Diminished representation has weakened support for the union movement nationally.  As workers feel further and further distant from what many perceive as weak, disaffected or out of touch union representation, frustration within the ranks increases. Many members complain bitterly of lack of rank and file participation in meetings, apathy among members and even many members who enjoy the benefits of their union job while supporting exactly the opposite in political ideology and public policy, hypocritically assisting those who wish to undo the union and keep more workers out while benefiting from union members themselves. Ironically, union leadership and members do nothing to stop this inside sabotage while more and more workers linger on the outside looking in, unable to find a slot in increasingly unavailable union work.

Also membership reduces as well as the cost of carrying a card and paying dues while unemployed becomes prohibitive.  Unions have shrunk not only due to assaults on worker’s rights to organize and act for their betterment, but also due to attrition as a result of the dwindling union protection. Started by Ronald Reagan, the Republican and ‘New Democrats’ have unraveled protection for worker expression with only barely audible squeaks from union leadership. Sold down the river on the idea that some kind of gentleman’s agreement exists between labor and big business that they must continue to protect, big labor unions have chosen to bargain with the devil than to reach back and lend a hand to their brother and sister workers who could offer strength in their effort to finally resist big business’ assaults on labor.

The labor movement cannot survive in its current state. Dwindling membership rates and even more diminished actual power when one considers participation rates and support in current unions, has a ripple effect on all workers everywhere.  As John O’Reilly points out here, the larger unions smirk and snub workers they consider beneath them at their peril.  Only with all workers united together to fight the nihilistic and dehumanizing forces of corporate capitalism will workers succeed and together bring the living standards of all workers to enable peaceful, dignified existence.

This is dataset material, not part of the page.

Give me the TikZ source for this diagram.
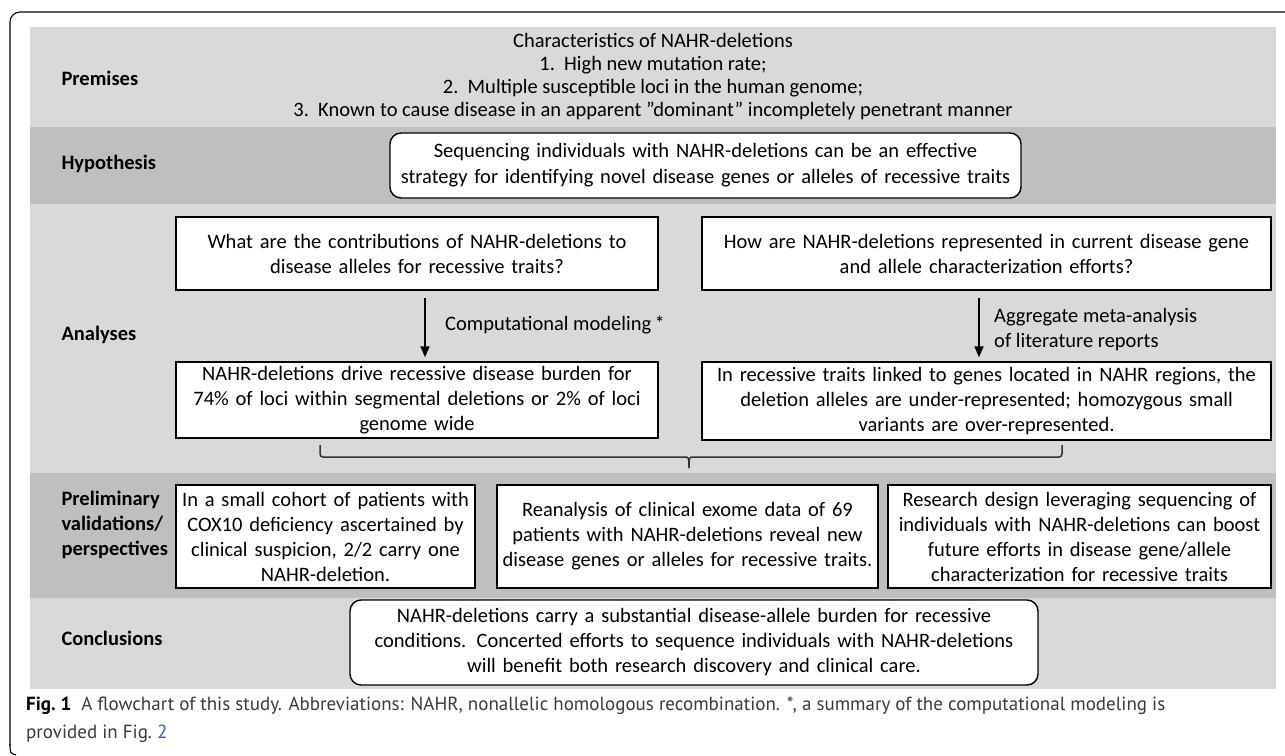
\documentclass[tikz,border=0pt]{standalone}
\usepackage{fontspec}
\setmainfont{Carlito}
\newfontfamily\capfont{PT Sans}
\usetikzlibrary{arrows.meta}
\definecolor{bandlight}{HTML}{D9D9D9}
\definecolor{banddark}{HTML}{BFBFBF}
\definecolor{capgray}{HTML}{3A3A3A}
\definecolor{linkblue}{HTML}{2F5BD8}
\definecolor{bracecol}{HTML}{333333}
\begin{document}
\begin{tikzpicture}[x=1pt,y=-1pt,
  font=\fontsize{20.5}{25}\selectfont,
  fbox/.style={draw=black, line width=1.4pt, fill=white, align=center, inner xsep=0pt, inner ysep=0pt},
  rbox/.style={fbox, rounded corners=11pt},
  lab/.style={anchor=west, align=left, font=\bfseries\fontsize{20.5}{25}\selectfont},
  arr/.style={line width=1.8pt, -{Triangle[width=9pt,length=11pt]}},
  bracel/.style={draw=bracecol, line width=1.5pt},
  plain/.style={align=left, inner sep=0pt}
]
\useasboundingbox (0,0) rectangle (1285,755);
% outer frame
\draw[line width=1.1pt, rounded corners=10pt] (1285,12) -- (10,12) -- (10,745);
\draw[line width=1.1pt] (10,744) .. controls (10,753) .. (16,755);
% bands
\fill[bandlight] (30,27) rectangle (1276,127);
\fill[banddark] (30,127) rectangle (1276,204);
\fill[bandlight] (30,204) rectangle (1276,473);
\fill[banddark] (30,473) rectangle (1276,598);
\fill[bandlight] (30,598) rectangle (1276,689);
% row labels
\node[lab] (lprem) at (58,78) {Premises};
\node[lab] (lhyp) at (58,164) {Hypothesis};
\node[lab] (lana) at (58,335) {Analyses};
\node[lab] (lpre) at (58,525) {Preliminary\\validations/\\perspectives};
\node[lab] (lcon) at (58,638) {Conclusions};
% premises
\node[align=center, font=\fontsize{20.5}{23}\selectfont] (prem) at (653,77) {Characteristics of NAHR-deletions\\1.~~High new mutation rate;\\2.~~Multiple susceptible loci in the human genome;\\3.~~Known to cause disease in an apparent ”dominant” incompletely penetrant manner};
% hypothesis
\node[rbox, text width=631pt, minimum height=65pt, font=\fontsize{20.5}{26}\selectfont] (hyp) at (705.5,165.5) {Sequencing individuals with NAHR-deletions can be an effective\\strategy for identifying novel disease genes or alleles of recessive traits};
% analyses
\node[fbox, text width=482pt, minimum height=73pt] (a1) at (417,253.5) {What are the contributions of NAHR-deletions to\\disease alleles for recessive traits?};
\node[fbox, text width=569pt, minimum height=73pt] (a2) at (986.5,253.5) {How are NAHR-deletions represented in current disease gene\\and allele characterization efforts?};
\node[fbox, text width=482pt, minimum height=76pt] (a3) at (417,400) {NAHR-deletions drive recessive disease burden for\\74\% of loci within segmental deletions or 2\% of loci\\genome wide};
\node[fbox, text width=569pt, minimum height=78pt] (a4) at (986.5,401) {In recessive traits linked to genes located in NAHR regions, the\\deletion alleles are under-represented; homozygous small\\variants are over-represented.};
\coordinate (ar1) at (425,0);
\coordinate (ar2) at (979,0);
\draw[arr, shorten <=7pt, shorten >=4pt] (a1.south -| ar1) -- (a3.north -| ar1);
\draw[arr, shorten <=7pt, shorten >=4pt] (a2.south -| ar2) -- (a4.north -| ar2);
\node[plain, anchor=west] (m1) at (445,325) {Computational modeling\,*};
\node[plain, anchor=west] (m2) at (994,329.5) {Aggregate meta-analysis\\of literature reports};
% brace
\coordinate (bl) at (320,445);
\coordinate (bm) at (689,468);
\coordinate (br) at (1062,445);
\draw[bracel, rounded corners=3pt] (bl) -- (320,457) -- (684,457);
\draw[bracel] (684,457) .. controls (689,457) .. (bm);
\draw[bracel] (bm) .. controls (689,457) .. (694,457);
\draw[bracel, rounded corners=3pt] (694,457) -- (1062,457) -- (br);
% preliminary
\node[fbox, text width=299pt, minimum height=103pt] (p1) at (325.5,536.5) {In a small cohort of patients with\\COX10 deficiency ascertained by\\clinical suspicion, 2/2 carry one\\NAHR-deletion.};
\node[fbox, text width=381pt, minimum height=103pt] (p2) at (687.5,536.5) {Reanalysis of clinical exome data of 69\\patients with NAHR-deletions reveal new\\disease genes or alleles for recessive traits.};
\node[fbox, text width=383pt, minimum height=103pt] (p3) at (1079.5,536.5) {Research design leveraging sequencing of\\individuals with NAHR-deletions can boost\\future efforts in disease gene/allele\\characterization for recessive traits};
% conclusions
\node[rbox, text width=688pt, minimum height=85pt] (con) at (694,642.5) {NAHR-deletions carry a substantial disease-allele burden for recessive\\conditions. Concerted efforts to sequence individuals with NAHR-deletions\\will benefit both research discovery and clinical care.};
% caption
\node[plain, anchor=north west, font=\capfont\fontsize{19}{28}\selectfont, text=capgray] (cap) at (26,697) {{\color{black}\bfseries Fig.~1}\hspace{10pt}A flowchart of this study. Abbreviations: NAHR, nonallelic homologous recombination. *, a summary of the computational modeling is\\provided in Fig.~{\color{linkblue}2}};
\end{tikzpicture}
\end{document}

John O’Reilly on how the labor movement talks about itself and how he interprets it as a member and organizer of the IWW.

I’ve been thinking recently about the way that the labor movement sees itself and talks about itself. Labor movement activists often talk about labor as a kind of community, a place where individuals can reach across differences and speak to each other based on a shared connection to their unions and unionism more generally. There are big, well-funded internal publications that the large unions produce which help move this discourse. But there are also independent voices which participate in this discourse. I can think of Labor Notes as an example that I’m most familiar with.

Labor Notes and magazines, blogs, or other publications like it have this particular way of speaking about the labor movement and the changes that it needs to implement that I’ve always had a lot of trouble connecting with. I like Labor Notes, I think its a useful piece that praises rank-and-file struggles and shows how the bosses and the business unions are strong and powerful but also have weaknesses. It’s the kind of publication that shows that working people can have independent publications that highlight our stories of success and explain why and when we fail with a good analysis (usually).

But I’ve always had trouble connecting with the language that LN and similar publications use to talk about the labor movement. There’s a positioning of “inside and against” that I’ve always been unable to connect with. The discourse often goes “we are the labor movement, we need to do better, we need to get better leadership and democratize our unions, we need to organize the unorganized.” I like all the reclaiming of the labor movement narrative, that’s a great step I think. Saying that “we,” being rank-and-file workers, are the labor movement and that unions are not just the union leaders, is really important. But to me as an IWW organizer, I’ve never felt part of some community of labor.